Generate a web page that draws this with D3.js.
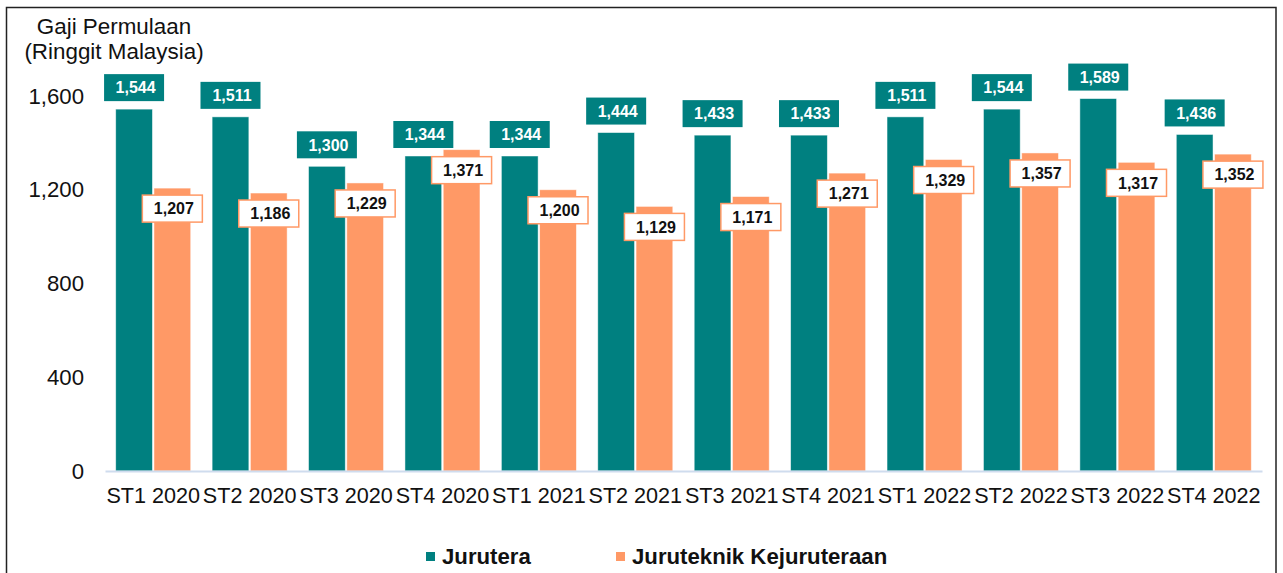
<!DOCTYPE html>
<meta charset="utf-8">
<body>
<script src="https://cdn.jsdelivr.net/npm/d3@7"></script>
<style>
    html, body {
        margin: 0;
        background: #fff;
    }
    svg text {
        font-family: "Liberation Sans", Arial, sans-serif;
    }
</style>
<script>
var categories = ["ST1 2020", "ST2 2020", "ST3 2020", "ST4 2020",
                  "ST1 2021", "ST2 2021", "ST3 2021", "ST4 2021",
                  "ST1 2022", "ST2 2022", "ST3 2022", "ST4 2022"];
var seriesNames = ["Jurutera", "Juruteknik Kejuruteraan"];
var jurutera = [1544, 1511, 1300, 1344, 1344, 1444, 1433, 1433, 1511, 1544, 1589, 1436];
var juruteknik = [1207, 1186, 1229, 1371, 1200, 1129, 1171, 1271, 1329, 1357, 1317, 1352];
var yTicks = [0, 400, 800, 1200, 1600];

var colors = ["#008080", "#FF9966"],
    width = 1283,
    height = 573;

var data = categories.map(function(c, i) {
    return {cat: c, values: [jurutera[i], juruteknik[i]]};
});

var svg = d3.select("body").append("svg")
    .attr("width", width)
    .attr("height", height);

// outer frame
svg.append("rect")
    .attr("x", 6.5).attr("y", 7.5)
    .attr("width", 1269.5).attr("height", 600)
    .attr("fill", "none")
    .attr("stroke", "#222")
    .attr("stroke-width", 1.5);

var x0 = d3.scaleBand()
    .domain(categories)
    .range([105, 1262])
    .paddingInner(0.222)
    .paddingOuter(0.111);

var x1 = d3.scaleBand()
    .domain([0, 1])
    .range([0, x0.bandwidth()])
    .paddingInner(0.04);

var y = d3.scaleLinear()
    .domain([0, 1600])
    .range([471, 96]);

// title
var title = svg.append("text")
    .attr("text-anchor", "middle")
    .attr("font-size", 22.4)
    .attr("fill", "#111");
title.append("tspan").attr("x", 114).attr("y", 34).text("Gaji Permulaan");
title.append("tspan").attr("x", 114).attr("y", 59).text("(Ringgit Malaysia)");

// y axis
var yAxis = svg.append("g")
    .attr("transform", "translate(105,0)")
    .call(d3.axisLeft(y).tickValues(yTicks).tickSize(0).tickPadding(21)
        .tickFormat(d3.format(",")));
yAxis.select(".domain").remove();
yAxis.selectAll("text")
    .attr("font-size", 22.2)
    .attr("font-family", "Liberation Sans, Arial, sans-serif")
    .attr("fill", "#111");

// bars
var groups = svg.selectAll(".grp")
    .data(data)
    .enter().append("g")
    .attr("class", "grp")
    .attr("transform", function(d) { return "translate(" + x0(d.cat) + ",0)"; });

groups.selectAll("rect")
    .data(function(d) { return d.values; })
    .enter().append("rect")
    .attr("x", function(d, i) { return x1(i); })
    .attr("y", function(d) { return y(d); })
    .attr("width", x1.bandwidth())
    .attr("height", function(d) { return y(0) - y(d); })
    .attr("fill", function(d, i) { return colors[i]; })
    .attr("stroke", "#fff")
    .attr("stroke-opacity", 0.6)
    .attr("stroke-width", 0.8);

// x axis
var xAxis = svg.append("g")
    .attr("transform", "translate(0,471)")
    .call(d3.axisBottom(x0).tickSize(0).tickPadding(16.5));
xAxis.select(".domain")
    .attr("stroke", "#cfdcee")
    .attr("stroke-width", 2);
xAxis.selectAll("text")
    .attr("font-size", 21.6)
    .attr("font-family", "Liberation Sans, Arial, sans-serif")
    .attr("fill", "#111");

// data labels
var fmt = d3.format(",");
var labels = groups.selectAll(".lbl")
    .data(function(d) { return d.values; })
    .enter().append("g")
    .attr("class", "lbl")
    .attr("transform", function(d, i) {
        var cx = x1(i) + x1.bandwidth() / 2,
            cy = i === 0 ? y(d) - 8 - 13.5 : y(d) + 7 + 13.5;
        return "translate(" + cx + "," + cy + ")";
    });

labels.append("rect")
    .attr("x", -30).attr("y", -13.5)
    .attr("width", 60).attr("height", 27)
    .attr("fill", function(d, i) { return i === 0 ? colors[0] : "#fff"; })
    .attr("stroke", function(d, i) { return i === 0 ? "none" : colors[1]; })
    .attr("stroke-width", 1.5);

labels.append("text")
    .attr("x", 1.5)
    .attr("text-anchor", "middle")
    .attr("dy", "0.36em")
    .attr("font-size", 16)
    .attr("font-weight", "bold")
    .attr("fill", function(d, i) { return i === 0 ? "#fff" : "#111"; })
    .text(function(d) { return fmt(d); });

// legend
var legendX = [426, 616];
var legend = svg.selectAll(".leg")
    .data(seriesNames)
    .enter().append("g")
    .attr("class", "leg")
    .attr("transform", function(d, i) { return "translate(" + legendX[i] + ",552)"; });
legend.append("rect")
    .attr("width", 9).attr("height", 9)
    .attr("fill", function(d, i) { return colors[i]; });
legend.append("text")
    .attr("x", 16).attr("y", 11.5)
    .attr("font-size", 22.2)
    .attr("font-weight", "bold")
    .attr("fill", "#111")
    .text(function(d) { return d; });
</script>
============
Write out the material above again, word for word, minus its pictures.

Generate a web page that draws this with D3.js.
<!DOCTYPE html>
<meta charset="utf-8">
<body>
<script src="https://cdn.jsdelivr.net/npm/d3@7"></script>
<style>
    html, body {
        margin: 0;
        background: #fff;
    }
    svg text {
        font-family: "Liberation Sans", Arial, sans-serif;
    }
</style>
<script>
var categories = ["ST1 2020", "ST2 2020", "ST3 2020", "ST4 2020",
                  "ST1 2021", "ST2 2021", "ST3 2021", "ST4 2021",
                  "ST1 2022", "ST2 2022", "ST3 2022", "ST4 2022"];
var seriesNames = ["Jurutera", "Juruteknik Kejuruteraan"];
var jurutera = [1544, 1511, 1300, 1344, 1344, 1444, 1433, 1433, 1511, 1544, 1589, 1436];
var juruteknik = [1207, 1186, 1229, 1371, 1200, 1129, 1171, 1271, 1329, 1357, 1317, 1352];
var yTicks = [0, 400, 800, 1200, 1600];

var colors = ["#008080", "#FF9966"],
    width = 1283,
    height = 573;

var data = categories.map(function(c, i) {
    return {cat: c, values: [jurutera[i], juruteknik[i]]};
});

var svg = d3.select("body").append("svg")
    .attr("width", width)
    .attr("height", height);

// outer frame
svg.append("rect")
    .attr("x", 6.5).attr("y", 7.5)
    .attr("width", 1269.5).attr("height", 600)
    .attr("fill", "none")
    .attr("stroke", "#222")
    .attr("stroke-width", 1.5);

var x0 = d3.scaleBand()
    .domain(categories)
    .range([105, 1262])
    .paddingInner(0.222)
    .paddingOuter(0.111);

var x1 = d3.scaleBand()
    .domain([0, 1])
    .range([0, x0.bandwidth()])
    .paddingInner(0.04);

var y = d3.scaleLinear()
    .domain([0, 1600])
    .range([471, 96]);

// title
var title = svg.append("text")
    .attr("text-anchor", "middle")
    .attr("font-size", 22.4)
    .attr("fill", "#111");
title.append("tspan").attr("x", 114).attr("y", 34).text("Gaji Permulaan");
title.append("tspan").attr("x", 114).attr("y", 59).text("(Ringgit Malaysia)");

// y axis
var yAxis = svg.append("g")
    .attr("transform", "translate(105,0)")
    .call(d3.axisLeft(y).tickValues(yTicks).tickSize(0).tickPadding(21)
        .tickFormat(d3.format(",")));
yAxis.select(".domain").remove();
yAxis.selectAll("text")
    .attr("font-size", 22.2)
    .attr("font-family", "Liberation Sans, Arial, sans-serif")
    .attr("fill", "#111");

// bars
var groups = svg.selectAll(".grp")
    .data(data)
    .enter().append("g")
    .attr("class", "grp")
    .attr("transform", function(d) { return "translate(" + x0(d.cat) + ",0)"; });

groups.selectAll("rect")
    .data(function(d) { return d.values; })
    .enter().append("rect")
    .attr("x", function(d, i) { return x1(i); })
    .attr("y", function(d) { return y(d); })
    .attr("width", x1.bandwidth())
    .attr("height", function(d) { return y(0) - y(d); })
    .attr("fill", function(d, i) { return colors[i]; })
    .attr("stroke", "#fff")
    .attr("stroke-opacity", 0.6)
    .attr("stroke-width", 0.8);

// x axis
var xAxis = svg.append("g")
    .attr("transform", "translate(0,471)")
    .call(d3.axisBottom(x0).tickSize(0).tickPadding(16.5));
xAxis.select(".domain")
    .attr("stroke", "#cfdcee")
    .attr("stroke-width", 2);
xAxis.selectAll("text")
    .attr("font-size", 21.6)
    .attr("font-family", "Liberation Sans, Arial, sans-serif")
    .attr("fill", "#111");

// data labels
var fmt = d3.format(",");
var labels = groups.selectAll(".lbl")
    .data(function(d) { return d.values; })
    .enter().append("g")
    .attr("class", "lbl")
    .attr("transform", function(d, i) {
        var cx = x1(i) + x1.bandwidth() / 2,
            cy = i === 0 ? y(d) - 8 - 13.5 : y(d) + 7 + 13.5;
        return "translate(" + cx + "," + cy + ")";
    });

labels.append("rect")
    .attr("x", -30).attr("y", -13.5)
    .attr("width", 60).attr("height", 27)
    .attr("fill", function(d, i) { return i === 0 ? colors[0] : "#fff"; })
    .attr("stroke", function(d, i) { return i === 0 ? "none" : colors[1]; })
    .attr("stroke-width", 1.5);

labels.append("text")
    .attr("x", 1.5)
    .attr("text-anchor", "middle")
    .attr("dy", "0.36em")
    .attr("font-size", 16)
    .attr("font-weight", "bold")
    .attr("fill", function(d, i) { return i === 0 ? "#fff" : "#111"; })
    .text(function(d) { return fmt(d); });

// legend
var legendX = [426, 616];
var legend = svg.selectAll(".leg")
    .data(seriesNames)
    .enter().append("g")
    .attr("class", "leg")
    .attr("transform", function(d, i) { return "translate(" + legendX[i] + ",552)"; });
legend.append("rect")
    .attr("width", 9).attr("height", 9)
    .attr("fill", function(d, i) { return colors[i]; });
legend.append("text")
    .attr("x", 16).attr("y", 11.5)
    .attr("font-size", 22.2)
    .attr("font-weight", "bold")
    .attr("fill", "#111")
    .text(function(d) { return d; });
</script>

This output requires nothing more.